Problem requirements:
Reproduce exactly the run of lines from the one containing "Emit a web page" through the one containing "var yTicks = [0, 1000, 2000, 3000, 4000, 5000, 6000, 7000];". Pictures do not belong in the copy.
[BEGIN Stored data]
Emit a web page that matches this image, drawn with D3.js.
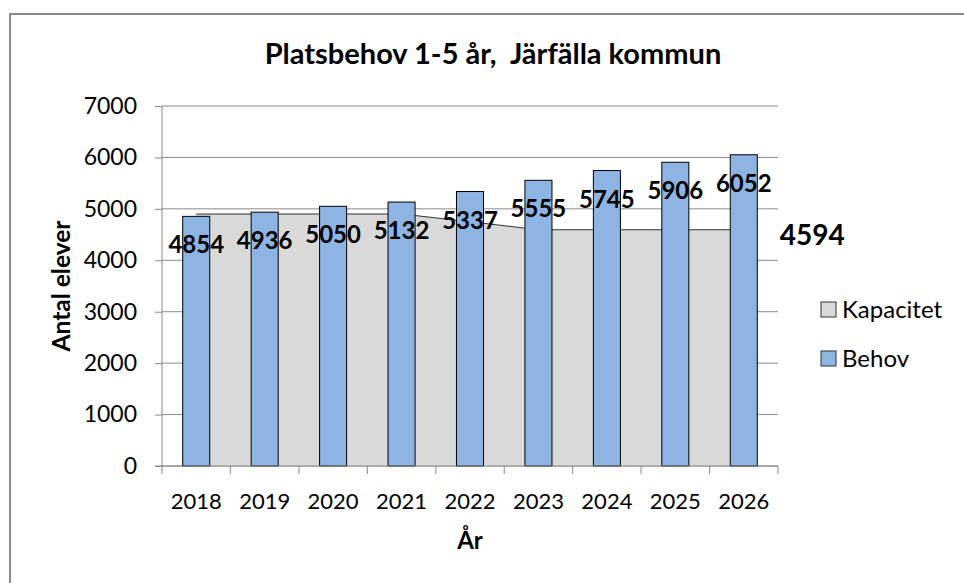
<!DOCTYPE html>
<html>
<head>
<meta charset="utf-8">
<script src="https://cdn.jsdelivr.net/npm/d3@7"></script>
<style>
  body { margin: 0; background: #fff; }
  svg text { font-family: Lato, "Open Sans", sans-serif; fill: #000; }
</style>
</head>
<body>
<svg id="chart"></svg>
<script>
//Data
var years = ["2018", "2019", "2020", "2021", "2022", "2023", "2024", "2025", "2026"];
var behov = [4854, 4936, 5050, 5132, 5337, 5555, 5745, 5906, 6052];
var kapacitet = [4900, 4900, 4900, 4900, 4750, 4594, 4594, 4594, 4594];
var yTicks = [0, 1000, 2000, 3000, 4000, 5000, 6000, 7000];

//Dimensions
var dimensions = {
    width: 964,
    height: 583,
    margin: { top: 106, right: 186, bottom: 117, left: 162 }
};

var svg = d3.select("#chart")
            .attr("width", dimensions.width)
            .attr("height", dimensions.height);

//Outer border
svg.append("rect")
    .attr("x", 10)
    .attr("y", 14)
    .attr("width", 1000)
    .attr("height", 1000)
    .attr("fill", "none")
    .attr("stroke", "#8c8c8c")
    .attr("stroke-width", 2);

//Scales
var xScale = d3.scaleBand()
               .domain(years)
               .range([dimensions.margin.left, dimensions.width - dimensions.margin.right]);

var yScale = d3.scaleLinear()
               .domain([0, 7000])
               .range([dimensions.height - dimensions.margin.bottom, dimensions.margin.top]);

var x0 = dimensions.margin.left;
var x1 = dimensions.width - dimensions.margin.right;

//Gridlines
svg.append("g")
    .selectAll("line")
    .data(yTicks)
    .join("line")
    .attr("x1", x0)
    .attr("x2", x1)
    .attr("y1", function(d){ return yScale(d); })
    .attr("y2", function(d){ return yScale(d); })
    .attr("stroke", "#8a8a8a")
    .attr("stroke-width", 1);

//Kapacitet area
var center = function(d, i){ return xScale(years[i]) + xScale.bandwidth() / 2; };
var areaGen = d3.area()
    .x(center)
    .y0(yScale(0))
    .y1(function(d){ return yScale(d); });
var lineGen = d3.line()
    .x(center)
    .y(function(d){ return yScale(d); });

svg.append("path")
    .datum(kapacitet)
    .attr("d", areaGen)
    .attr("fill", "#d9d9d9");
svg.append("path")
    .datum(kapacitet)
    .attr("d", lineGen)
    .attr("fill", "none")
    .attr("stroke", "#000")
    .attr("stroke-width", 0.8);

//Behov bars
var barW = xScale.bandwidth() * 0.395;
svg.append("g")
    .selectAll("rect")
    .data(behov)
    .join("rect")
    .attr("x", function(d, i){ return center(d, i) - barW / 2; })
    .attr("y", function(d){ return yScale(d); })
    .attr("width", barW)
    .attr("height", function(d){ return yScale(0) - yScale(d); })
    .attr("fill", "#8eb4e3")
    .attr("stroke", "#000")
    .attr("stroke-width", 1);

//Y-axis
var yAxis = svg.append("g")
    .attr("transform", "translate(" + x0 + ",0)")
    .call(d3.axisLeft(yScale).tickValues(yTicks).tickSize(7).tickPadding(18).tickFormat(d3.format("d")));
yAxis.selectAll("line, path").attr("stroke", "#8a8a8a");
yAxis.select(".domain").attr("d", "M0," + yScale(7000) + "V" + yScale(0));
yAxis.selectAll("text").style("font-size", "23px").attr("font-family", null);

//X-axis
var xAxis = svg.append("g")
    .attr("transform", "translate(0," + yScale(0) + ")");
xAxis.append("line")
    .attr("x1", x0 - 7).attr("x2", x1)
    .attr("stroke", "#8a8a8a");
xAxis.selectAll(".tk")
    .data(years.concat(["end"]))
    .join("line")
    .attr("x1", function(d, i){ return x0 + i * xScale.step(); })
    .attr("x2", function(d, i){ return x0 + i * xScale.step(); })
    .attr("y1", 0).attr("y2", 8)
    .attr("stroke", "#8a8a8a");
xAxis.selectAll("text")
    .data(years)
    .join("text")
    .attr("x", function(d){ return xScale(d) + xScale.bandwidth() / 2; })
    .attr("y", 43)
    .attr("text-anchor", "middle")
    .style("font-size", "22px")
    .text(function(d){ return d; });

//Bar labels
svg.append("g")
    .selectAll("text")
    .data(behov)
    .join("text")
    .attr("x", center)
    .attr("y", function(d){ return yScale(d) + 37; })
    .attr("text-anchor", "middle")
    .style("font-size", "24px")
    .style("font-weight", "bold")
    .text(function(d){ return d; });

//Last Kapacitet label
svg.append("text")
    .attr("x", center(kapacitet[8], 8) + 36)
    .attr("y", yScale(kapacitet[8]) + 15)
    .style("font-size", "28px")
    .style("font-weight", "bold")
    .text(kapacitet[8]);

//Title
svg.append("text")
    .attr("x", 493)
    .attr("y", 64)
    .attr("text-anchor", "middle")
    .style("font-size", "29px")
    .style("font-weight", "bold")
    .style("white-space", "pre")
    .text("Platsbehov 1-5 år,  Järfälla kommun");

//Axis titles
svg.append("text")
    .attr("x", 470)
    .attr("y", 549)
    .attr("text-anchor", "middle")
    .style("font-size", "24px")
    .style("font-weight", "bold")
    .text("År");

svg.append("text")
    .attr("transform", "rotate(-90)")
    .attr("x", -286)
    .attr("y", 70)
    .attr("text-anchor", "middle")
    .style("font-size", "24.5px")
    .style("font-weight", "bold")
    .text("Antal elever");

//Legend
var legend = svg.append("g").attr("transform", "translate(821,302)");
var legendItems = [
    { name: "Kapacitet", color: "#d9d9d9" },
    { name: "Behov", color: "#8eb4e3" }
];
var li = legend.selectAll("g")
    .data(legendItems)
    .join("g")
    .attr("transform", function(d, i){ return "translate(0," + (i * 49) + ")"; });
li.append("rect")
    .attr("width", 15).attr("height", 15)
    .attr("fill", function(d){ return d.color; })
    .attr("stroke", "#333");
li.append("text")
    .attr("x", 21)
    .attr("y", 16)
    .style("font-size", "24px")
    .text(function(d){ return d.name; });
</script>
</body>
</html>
[END Stored data]
[BEGIN Stored data]
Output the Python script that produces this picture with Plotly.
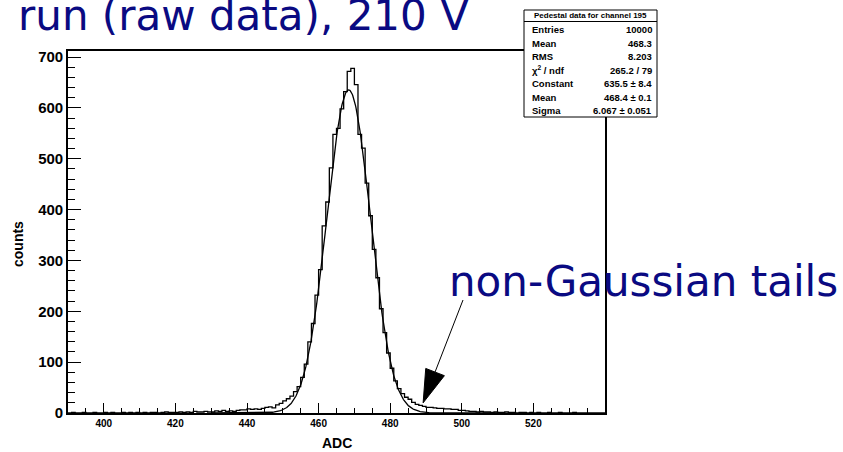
[END Stored data]
Written response:
Emit a web page that matches this image, drawn with D3.js.
<!DOCTYPE html>
<html>
<head>
<meta charset="utf-8">
<script src="https://cdn.jsdelivr.net/npm/d3@7"></script>
<style>
  body { margin: 0; background: #fff; }
  svg text { font-family: Lato, "Open Sans", sans-serif; fill: #000; }
</style>
</head>
<body>
<svg id="chart"></svg>
<script>
//Data
var years = ["2018", "2019", "2020", "2021", "2022", "2023", "2024", "2025", "2026"];
var behov = [4854, 4936, 5050, 5132, 5337, 5555, 5745, 5906, 6052];
var kapacitet = [4900, 4900, 4900, 4900, 4750, 4594, 4594, 4594, 4594];
var yTicks = [0, 1000, 2000, 3000, 4000, 5000, 6000, 7000];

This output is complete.